In 2020 she won Challenge Daytona (2 km/80 km/18 km), for which she was awarded a $100,000 USD prize, the most lucrative victory of her career.

In 2021, Findlay won Ironman 70.3 Oceanside but spent much of the rest of the year injured.

In 2022, Findlay came in second at both Ironman 70.3 Chattanooga and the 2022 Ironman 70.3 World Championships. But she surprised the cycling world with a win 2022 Canadian Road Championships in the time trial. Findlay ended the season with a win at Ironman 70.3 Indian Wells.

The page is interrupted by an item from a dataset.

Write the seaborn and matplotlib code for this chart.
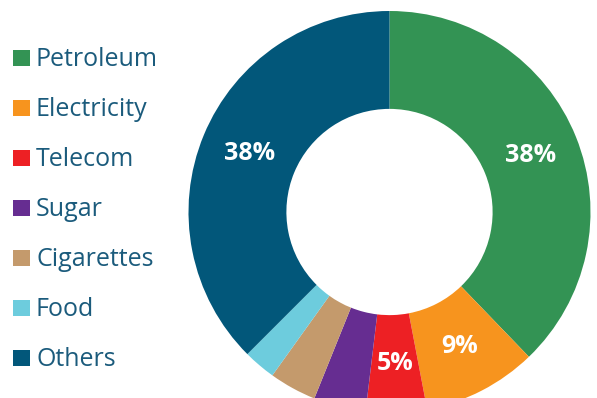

To start the 2023 season Findlay took first place at both St Anthony's Triathlon in St Petersburg, Florida and Ironman 70.3 Chattanooga. She won her second consecutive time trial title at the 2023 Canadian Road Championship. She went on to represent Canada in the Women's Time Trial at the 2023 UCI Cycling World Championships, finishing in 25th place.

In 2024, Findlay won the Canadian Road Championship time trial for the third consecutive time and followed it up by winning Ironman 70.3 Mont-Tremblant two days later.

Also in 2024, Findlay took part in the PTO's T100 Triathlon series.

Findlay won the 2025 Ironman 70.3 Oceanside in April 2025 and the 2026 Ironman Lake Placid in July 2026.

== Personal life ==
Findlay lives in Bend, Oregon with her partner, Eric Lagerstrom and their dog Flynn. Together, Eric & Paula founded That Triathlon Life, a popular triathlon lifestyle brand and media company, which includes a You Tube channel and podcast. As of 2023, she is sponsored by On Running, Deboer Wetsuits, Specialized, and Castelli Cycling.